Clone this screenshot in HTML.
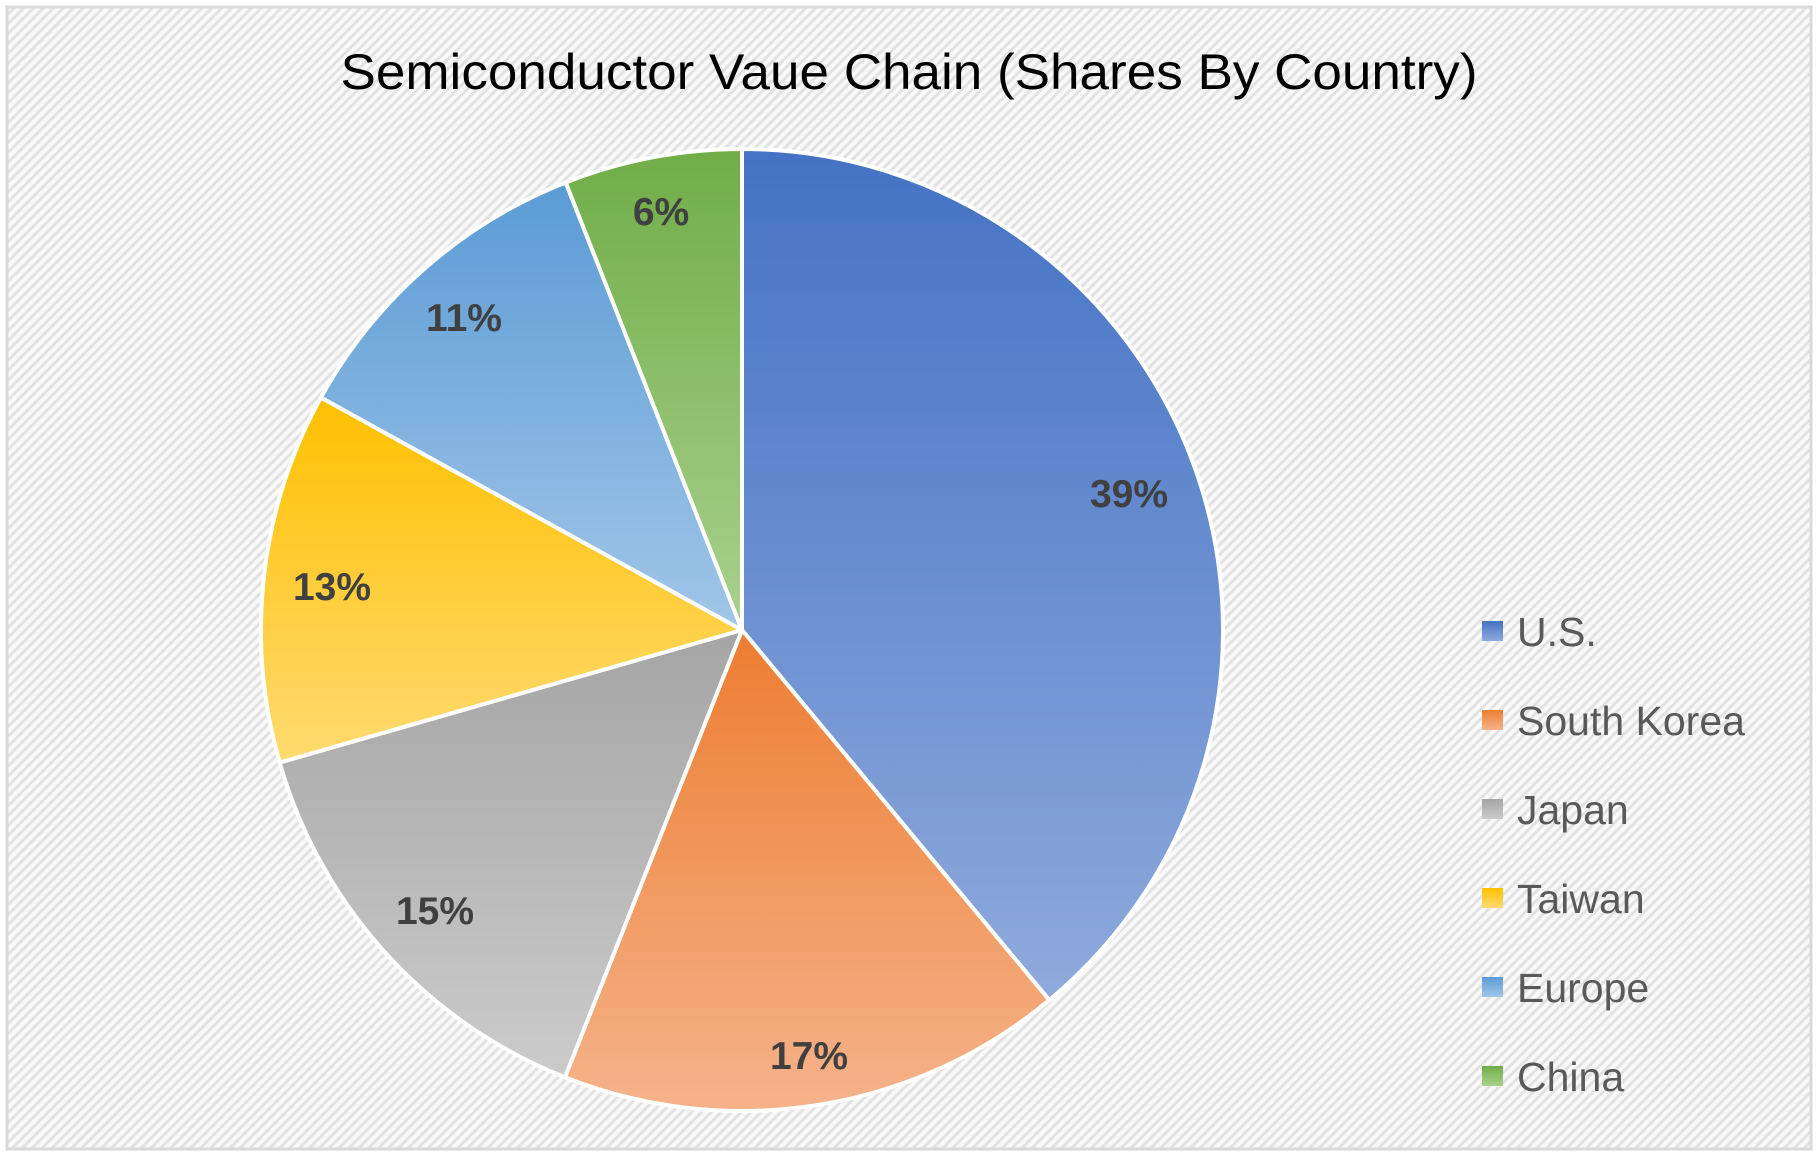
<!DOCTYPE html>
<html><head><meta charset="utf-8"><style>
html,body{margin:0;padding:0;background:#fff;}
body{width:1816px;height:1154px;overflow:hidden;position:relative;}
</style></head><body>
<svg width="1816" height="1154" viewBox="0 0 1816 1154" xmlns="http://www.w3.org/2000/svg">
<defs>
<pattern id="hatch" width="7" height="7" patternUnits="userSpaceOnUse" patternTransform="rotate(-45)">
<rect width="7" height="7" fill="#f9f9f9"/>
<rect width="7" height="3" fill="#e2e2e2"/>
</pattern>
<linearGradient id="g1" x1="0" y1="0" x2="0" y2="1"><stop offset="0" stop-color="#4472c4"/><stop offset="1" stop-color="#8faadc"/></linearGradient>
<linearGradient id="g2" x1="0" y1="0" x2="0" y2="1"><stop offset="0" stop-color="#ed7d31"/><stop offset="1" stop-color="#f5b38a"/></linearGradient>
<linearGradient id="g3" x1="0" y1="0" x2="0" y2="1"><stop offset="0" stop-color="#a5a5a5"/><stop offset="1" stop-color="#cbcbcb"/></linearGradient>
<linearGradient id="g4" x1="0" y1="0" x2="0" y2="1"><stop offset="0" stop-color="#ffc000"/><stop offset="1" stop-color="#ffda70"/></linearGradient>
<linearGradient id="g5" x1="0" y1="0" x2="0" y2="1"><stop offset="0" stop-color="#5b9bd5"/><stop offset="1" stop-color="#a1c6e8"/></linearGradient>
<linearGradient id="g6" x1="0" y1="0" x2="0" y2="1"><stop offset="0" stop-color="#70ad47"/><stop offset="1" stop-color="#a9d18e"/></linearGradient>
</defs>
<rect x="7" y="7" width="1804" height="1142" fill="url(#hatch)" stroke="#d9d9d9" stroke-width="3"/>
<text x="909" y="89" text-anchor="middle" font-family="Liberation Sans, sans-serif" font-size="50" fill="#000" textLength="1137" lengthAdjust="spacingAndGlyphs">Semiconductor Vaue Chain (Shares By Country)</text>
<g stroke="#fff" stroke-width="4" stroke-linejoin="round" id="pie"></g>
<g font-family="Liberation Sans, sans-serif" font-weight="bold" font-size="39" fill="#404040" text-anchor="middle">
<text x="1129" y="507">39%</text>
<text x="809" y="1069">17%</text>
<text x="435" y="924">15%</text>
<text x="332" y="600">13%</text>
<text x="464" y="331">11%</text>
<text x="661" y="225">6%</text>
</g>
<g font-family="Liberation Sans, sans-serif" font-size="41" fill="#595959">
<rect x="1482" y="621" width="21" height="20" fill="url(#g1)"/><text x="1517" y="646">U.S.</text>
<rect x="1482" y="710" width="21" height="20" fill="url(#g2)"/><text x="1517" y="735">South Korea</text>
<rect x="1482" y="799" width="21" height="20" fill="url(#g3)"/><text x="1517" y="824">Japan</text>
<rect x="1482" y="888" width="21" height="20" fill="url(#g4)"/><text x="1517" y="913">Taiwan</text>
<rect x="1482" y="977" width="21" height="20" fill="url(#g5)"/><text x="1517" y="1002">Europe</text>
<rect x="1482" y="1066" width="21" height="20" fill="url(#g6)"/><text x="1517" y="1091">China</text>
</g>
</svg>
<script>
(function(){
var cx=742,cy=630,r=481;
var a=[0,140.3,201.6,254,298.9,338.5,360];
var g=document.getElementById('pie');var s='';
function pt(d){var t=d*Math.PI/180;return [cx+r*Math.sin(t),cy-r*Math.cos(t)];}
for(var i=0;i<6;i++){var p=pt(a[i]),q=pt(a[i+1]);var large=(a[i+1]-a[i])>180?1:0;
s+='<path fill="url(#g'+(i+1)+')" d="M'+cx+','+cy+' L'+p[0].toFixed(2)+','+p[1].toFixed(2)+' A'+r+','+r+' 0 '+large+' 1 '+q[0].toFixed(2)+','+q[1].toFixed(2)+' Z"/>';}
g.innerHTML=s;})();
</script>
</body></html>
*****
Aim of the task:
Copy out the whole listing exactly, and don't carry over any pictures.

The completed task:
Clone this screenshot in HTML.
<!DOCTYPE html>
<html><head><meta charset="utf-8"><style>
html,body{margin:0;padding:0;background:#fff;}
body{width:1816px;height:1154px;overflow:hidden;position:relative;}
</style></head><body>
<svg width="1816" height="1154" viewBox="0 0 1816 1154" xmlns="http://www.w3.org/2000/svg">
<defs>
<pattern id="hatch" width="7" height="7" patternUnits="userSpaceOnUse" patternTransform="rotate(-45)">
<rect width="7" height="7" fill="#f9f9f9"/>
<rect width="7" height="3" fill="#e2e2e2"/>
</pattern>
<linearGradient id="g1" x1="0" y1="0" x2="0" y2="1"><stop offset="0" stop-color="#4472c4"/><stop offset="1" stop-color="#8faadc"/></linearGradient>
<linearGradient id="g2" x1="0" y1="0" x2="0" y2="1"><stop offset="0" stop-color="#ed7d31"/><stop offset="1" stop-color="#f5b38a"/></linearGradient>
<linearGradient id="g3" x1="0" y1="0" x2="0" y2="1"><stop offset="0" stop-color="#a5a5a5"/><stop offset="1" stop-color="#cbcbcb"/></linearGradient>
<linearGradient id="g4" x1="0" y1="0" x2="0" y2="1"><stop offset="0" stop-color="#ffc000"/><stop offset="1" stop-color="#ffda70"/></linearGradient>
<linearGradient id="g5" x1="0" y1="0" x2="0" y2="1"><stop offset="0" stop-color="#5b9bd5"/><stop offset="1" stop-color="#a1c6e8"/></linearGradient>
<linearGradient id="g6" x1="0" y1="0" x2="0" y2="1"><stop offset="0" stop-color="#70ad47"/><stop offset="1" stop-color="#a9d18e"/></linearGradient>
</defs>
<rect x="7" y="7" width="1804" height="1142" fill="url(#hatch)" stroke="#d9d9d9" stroke-width="3"/>
<text x="909" y="89" text-anchor="middle" font-family="Liberation Sans, sans-serif" font-size="50" fill="#000" textLength="1137" lengthAdjust="spacingAndGlyphs">Semiconductor Vaue Chain (Shares By Country)</text>
<g stroke="#fff" stroke-width="4" stroke-linejoin="round" id="pie"></g>
<g font-family="Liberation Sans, sans-serif" font-weight="bold" font-size="39" fill="#404040" text-anchor="middle">
<text x="1129" y="507">39%</text>
<text x="809" y="1069">17%</text>
<text x="435" y="924">15%</text>
<text x="332" y="600">13%</text>
<text x="464" y="331">11%</text>
<text x="661" y="225">6%</text>
</g>
<g font-family="Liberation Sans, sans-serif" font-size="41" fill="#595959">
<rect x="1482" y="621" width="21" height="20" fill="url(#g1)"/><text x="1517" y="646">U.S.</text>
<rect x="1482" y="710" width="21" height="20" fill="url(#g2)"/><text x="1517" y="735">South Korea</text>
<rect x="1482" y="799" width="21" height="20" fill="url(#g3)"/><text x="1517" y="824">Japan</text>
<rect x="1482" y="888" width="21" height="20" fill="url(#g4)"/><text x="1517" y="913">Taiwan</text>
<rect x="1482" y="977" width="21" height="20" fill="url(#g5)"/><text x="1517" y="1002">Europe</text>
<rect x="1482" y="1066" width="21" height="20" fill="url(#g6)"/><text x="1517" y="1091">China</text>
</g>
</svg>
<script>
(function(){
var cx=742,cy=630,r=481;
var a=[0,140.3,201.6,254,298.9,338.5,360];
var g=document.getElementById('pie');var s='';
function pt(d){var t=d*Math.PI/180;return [cx+r*Math.sin(t),cy-r*Math.cos(t)];}
for(var i=0;i<6;i++){var p=pt(a[i]),q=pt(a[i+1]);var large=(a[i+1]-a[i])>180?1:0;
s+='<path fill="url(#g'+(i+1)+')" d="M'+cx+','+cy+' L'+p[0].toFixed(2)+','+p[1].toFixed(2)+' A'+r+','+r+' 0 '+large+' 1 '+q[0].toFixed(2)+','+q[1].toFixed(2)+' Z"/>';}
g.innerHTML=s;})();
</script>
</body></html>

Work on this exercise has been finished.